With £65m of cash in the bank and no debt at 31 December 2019, AMS is in robust financial condition. Furthermore, in the unlikely event that it’s needed, there is also an undrawn unsecured £80m credit facility. AMS is committing to a final dividend for 2019 of 1.05p per share, which will cost approx. £2.25m.
AMS is another long-term core holding of Fundamental AIM portfolios.
Moneysupermarket.com (LON:MONY) reported 2% overall growth in revenue for the first quarter ending 31 March 2020 with insurance related revenue leading the way, growing 8%, while other areas saw reduced activity.
Diversified revenue streams, strong cash conversion and net cash of £30m at 31 March means the group is able to commit to the final dividend of 8.6p per share, which will cost £46m and equates to a yield of 2.93% at the current share price of 293p.

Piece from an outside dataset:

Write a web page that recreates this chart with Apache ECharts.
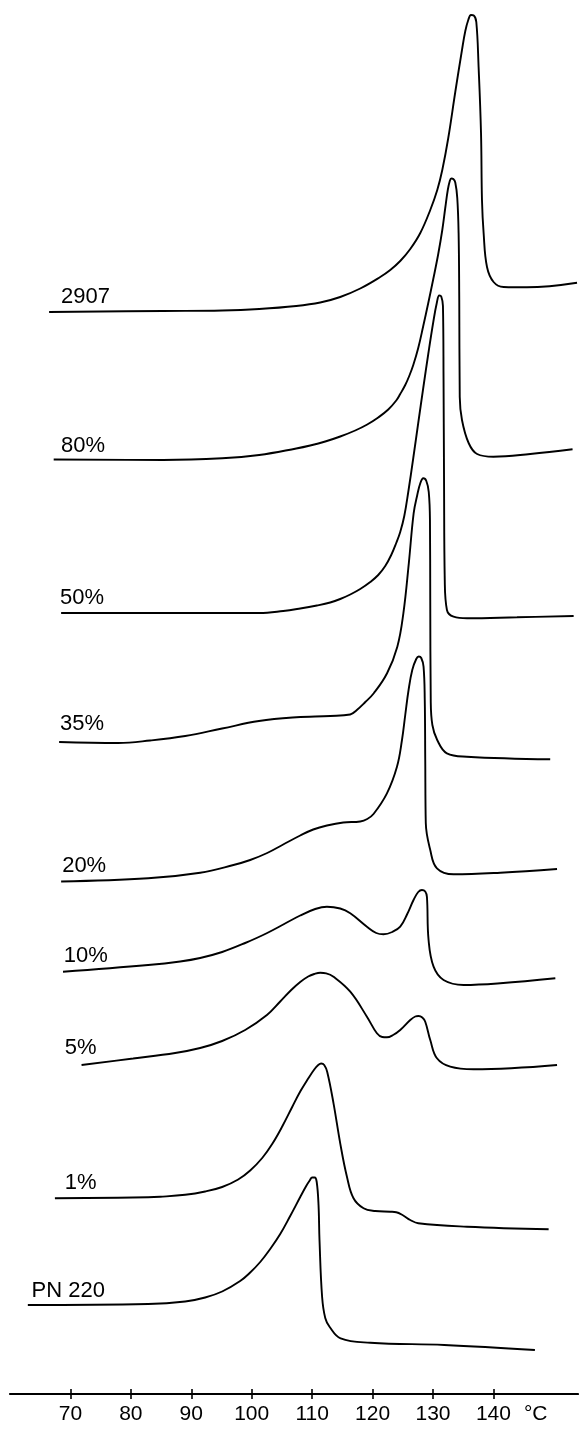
<!DOCTYPE html>
<html>
<head>
<meta charset="utf-8">
<title>DSC melting curves</title>
<script src="https://cdn.jsdelivr.net/npm/echarts@6/dist/echarts.min.js"></script>
<style>
  html, body { margin: 0; padding: 0; background: #fff; }
  #chart { width: 579px; height: 1429px; }
</style>
</head>
<body>
<div id="chart"></div>
<script>
// Sample names, top to bottom
const curveNames = ['2907', '80%', '50%', '35%', '20%', '10%', '5%', '1%', 'PN 220'];
// Vertical shift of each trace (a.u.)
const baselineLevels = [1082, 934.5, 781, 652, 512.5, 422.3, 329, 195.7, 89];
// Temperature ticks (°C)
const tempTicks = [70, 80, 90, 100, 110, 120, 130, 140];

// Each trace: [temperature °C, heat flow above its own baseline (a.u.)]
const trace2907 = [
  [66.47, 0], [85.35, 1], [95.11, 1.5], [101.24, 3], [107.37, 6], [111.34, 9.5],
  [114.65, 15], [117.96, 23.5], [121.27, 35], [122.93, 42], [124.58, 51], [126.24, 63],
  [127.9, 79], [129.55, 102], [130.71, 122], [131.54, 142], [132.53, 174], [133.69, 220],
  [134.8, 262], [135.35, 281], [135.84, 292], [136.29, 297], [136.75, 296.5],
  [137.17, 290], [137.55, 245], [137.95, 179], [138.11, 112], [138.38, 79], [138.94, 45],
  [140.03, 30], [141.69, 25], [145.56, 24.7], [153.84, 29.3]
];
const trace80 = [
  [67.23, 0], [85.35, -0.5], [95.11, 1.2], [101.24, 4.5], [107.37, 11], [109.68, 14],
  [112.17, 18], [114.65, 23], [117.13, 29], [119.12, 35], [120.94, 42], [122.6, 50],
  [123.92, 59], [124.58, 65.5], [125.41, 74.5], [126.07, 83.5], [126.74, 94.5],
  [127.56, 111.5], [128.39, 133.5], [129.22, 156.5], [130.05, 180.5], [130.87, 205.5],
  [131.54, 229.5], [132.03, 251.5], [132.45, 269.5], [132.78, 278.5], [133.03, 281],
  [133.36, 280.5], [133.69, 277], [134.02, 261.5], [134.24, 226.5], [134.35, 159.5],
  [134.43, 62.5], [134.8, 39.5], [135.9, 16.5], [137.3, 5.5], [140.0, 2.8], [146.1, 5.5],
  [153.1, 10.2]
];
const trace50 = [
  [68.46, 0], [101.24, 0], [105.21, 2], [108.03, 4.5], [110.79, 7.5], [112.99, 10.5],
  [114.65, 14], [116.31, 18.5], [117.96, 24], [119.62, 31], [120.94, 38], [122.1, 47],
  [123.09, 58], [123.92, 70], [124.58, 81], [125.25, 97], [125.91, 121], [126.74, 155],
  [127.56, 190], [128.39, 225], [129.22, 259], [130.05, 291], [130.63, 310],
  [131.04, 317.5], [131.37, 316.5], [131.65, 307], [131.75, 233], [131.83, 133],
  [131.95, 33], [132.31, 3], [133.41, -3.7], [135.63, -5.3], [143.9, -4.3], [153.28, -3]
];
const trace35 = [
  [68.13, 0], [77.9, -1], [83.2, 1.5], [89.0, 6], [95.1, 13.5], [101.2, 21], [107.4, 24.7],
  [113.0, 26], [116.3, 27.5], [117.4, 32], [118.8, 40], [120.2, 48.7], [122.4, 68.7],
  [124.1, 95.3], [125.1, 128.7], [126.0, 178.7], [126.8, 228.7], [127.4, 247],
  [127.9, 258.7], [128.4, 263.7], [128.9, 261], [129.3, 250], [129.5, 222], [129.55, 142],
  [129.63, 42], [129.9, 17], [130.7, 2], [132.3, -11.3], [135.6, -14.7], [149.4, -17.3]
];
const trace20 = [
  [68.46, 0], [82.86, 3.2], [91.47, 8.8], [96.98, 16.5], [99.75, 21.5], [102.56, 28.5],
  [105.21, 37], [108.03, 46], [110.18, 52], [112.45, 56], [115.15, 59], [117.96, 60],
  [119.12, 62.5], [120.16, 67.5], [122.38, 88.2], [124.04, 114.8], [124.87, 141.5],
  [125.41, 166.5], [125.96, 191.5], [126.57, 211.5], [127.23, 222.5], [127.65, 225],
  [128.06, 223.5], [128.44, 214.8], [128.64, 181.5], [128.72, 121.5], [128.81, 58.5],
  [129.55, 31.5], [130.66, 13.2], [133.41, 7.2], [141.14, 8.8], [150.53, 12.5]
];
const trace10 = [
  [68.77, 0], [82.86, 6.7], [88.16, 10.2], [91.47, 13.7], [95.11, 19.7], [98.92, 28.7],
  [102.56, 38.7], [108.03, 56.2], [110.51, 62.7], [112.45, 65], [114.65, 63.2],
  [116.31, 58.4], [119.07, 45], [120.61, 38.7], [121.82, 37.4], [123.26, 39.7],
  [124.58, 45], [125.74, 57.7], [126.78, 71.7], [127.56, 79.7], [128.17, 81.7],
  [128.72, 80.2], [129.0, 74.7], [129.27, 31.7], [130.1, 5], [131.75, -8.3],
  [135.07, -13.3], [141.14, -11.6], [150.25, -6.6]
];
const trace5 = [
  [71.84, 0], [80.38, 6.5], [87.33, 12], [91.47, 17], [95.11, 24], [98.92, 35],
  [102.52, 50], [104.72, 63.5], [106.54, 75], [108.03, 83], [109.35, 88.5], [110.35, 91],
  [111.34, 92.3], [112.33, 91.7], [113.54, 88.3], [116.31, 73.3], [119.07, 48.3],
  [120.72, 31.7], [121.6, 28], [122.38, 27.7], [123.4, 30], [124.58, 35], [126.24, 45],
  [127.07, 48.5], [127.61, 49], [128.23, 47.5], [128.72, 43.3], [129.55, 25],
  [130.66, 6.7], [132.86, -1.7], [136.72, -4.3], [150.53, 0]
];
const trace1 = [
  [67.43, 0], [82.86, 1], [84.85, 1.5], [88.99, 3.5], [92.3, 6.8], [95.11, 11.3],
  [97.76, 18.8], [99.75, 27.8], [101.74, 40.3], [103.39, 54.3], [105.05, 71.8],
  [106.7, 91.3], [108.03, 106.8], [109.35, 119.8], [110.35, 128.8], [111.01, 133.3],
  [111.5, 134.8], [112.0, 133.3], [112.5, 126.3], [113.54, 95], [114.65, 55],
  [115.76, 21.6], [116.85, 0], [118.51, -10], [120.44, -12.7], [122.93, -13.4],
  [123.92, -13.9], [125.08, -17.2], [126.24, -21.7], [127.56, -25], [135.63, -28.4],
  [149.14, -31]
];
const tracePN220 = [
  [62.95, 0], [82.86, 1], [88.99, 3.5], [92.3, 7.5], [95.11, 13.5], [98.09, 24],
  [99.75, 32.5], [101.41, 43], [103.06, 56], [104.72, 71], [106.37, 89], [108.03, 108],
  [109.02, 119], [109.6, 124.5], [110.01, 127.5], [110.43, 127.5], [110.76, 123],
  [111.06, 100], [111.22, 65], [111.65, 8.3], [112.17, -13], [112.88, -21.7],
  [114.72, -33.3], [119.62, -37.7], [131.87, -40], [146.87, -45]
];

const traces = [trace2907, trace80, trace50, trace35, trace20, trace10, trace5, trace1, tracePN220];

// Where each sample name sits: [temperature of its left edge, height above the trace baseline]
const nameAnchors = [
  [68.46, 15.5], [68.46, 14], [68.29, 15.5], [68.29, 18], [68.63, 16],
  [68.89, 16.2], [69.07, 17], [69.07, 15.8], [63.56, 14.5]
];

const FONT = 'Liberation Sans, Arial, sans-serif';
const INK = '#000';

const series = traces.map((trace, i) => ({
  type: 'line',
  name: curveNames[i],
  xAxisIndex: 0,
  yAxisIndex: 0,
  data: trace.map(([t, s]) => [t, baselineLevels[i] + s]),
  smooth: 0.4,
  symbol: 'none',
  showSymbol: false,
  silent: true,
  lineStyle: { color: INK, width: 1.9 },
  markPoint: {
    symbol: 'circle',
    symbolSize: 0,
    silent: true,
    data: [{
      coord: [nameAnchors[i][0], baselineLevels[i] + nameAnchors[i][1]],
      value: curveNames[i]
    }],
    label: {
      show: true,
      position: [0, 0],
      align: 'left',
      verticalAlign: 'middle',
      formatter: curveNames[i],
      color: INK,
      fontFamily: FONT,
      fontSize: 22
    }
  }
}));

const chart = echarts.init(document.getElementById('chart'), null, { renderer: 'canvas' });
chart.setOption({
  animation: false,
  backgroundColor: '#fff',
  grid: { left: 10, right: 1, top: 0, bottom: 35, containLabel: false },
  xAxis: [{
    type: 'value',
    min: 60,
    max: 154,
    position: 'bottom',
    axisLine: { show: true, lineStyle: { color: INK, width: 2.2 } },
    axisTick: { show: true, customValues: tempTicks, length: 5, lineStyle: { color: INK, width: 1.6 } },
    axisLabel: {
      show: true,
      customValues: tempTicks.concat([147]),
      formatter: v => (v === 147 ? '°C' : String(v)),
      color: INK,
      fontFamily: FONT,
      fontSize: 21,
      margin: 10
    },
    splitLine: { show: false }
  }, {
    type: 'value',
    min: 60,
    max: 154,
    position: 'bottom',
    axisLine: { show: false },
    axisTick: { show: true, inside: true, customValues: tempTicks, length: 5, lineStyle: { color: INK, width: 1.6 } },
    axisLabel: { show: false },
    splitLine: { show: false }
  }],
  yAxis: {
    type: 'value',
    min: 0,
    max: 1394,
    show: false
  },
  series: series
});
</script>
</body>
</html>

While other, previously admired, online groups like Rightmove (LON:RMV) and Auto Trader (LON:AUTO) have been found wanting in the current exceptional environment, MONY continues to deliver, although that hasn’t stopped the shares falling 30% from the July 2019 highs.
Pets at Home Group (LON: PETS), the UK’s leading pet care business issued an encouraging update for its financial year ending 26 March 2020, with full-year underlying pre-tax profit now anticipated to be slightly ahead of expectations following exceptional levels of demand, both in-store and online, in the last few weeks of the financial year as customers stocked up.
While the group carries substantial debt (net debt was £539m at 30 Oct 2019), unlike many retail businesses, its designation by the UK Government as an “essential retailer” means business continues and cash continues to flow.
PETS is also generously helping communities with £1.1m of funding to nominated pet charities, a £1m crisis fund for colleagues and discounts to NHS workers.
While revenue will clearly be impacted over the coming months, PETS is in a better position than many retailers and, as a result, the shares have held up better than most.
CMC Markets (LON:CMCX),the online derivative and stockbroking trading platform, issued a very positive update for the year ending 31 March 2020.
If, as is likely, stock markets remain volatile CMC will continue to reap the rewards, that’s assuming its clients don’t suffer too many losses!
The supportive environment and CMC’s strong balance sheet means that it will be able to commit to a dividend equivalent to 50% of profits after tax. Consensus forecasts for the March 2020 year were for a dividend payment of 14.43p per share, equivalent to a yield of 7% at the current share price, however, this might now be on the low side given the very strong final quarter.
While stock markets have tumbled, CMC shares have proven to be an excellent contrarian investment, rising 35% over the past 3 months.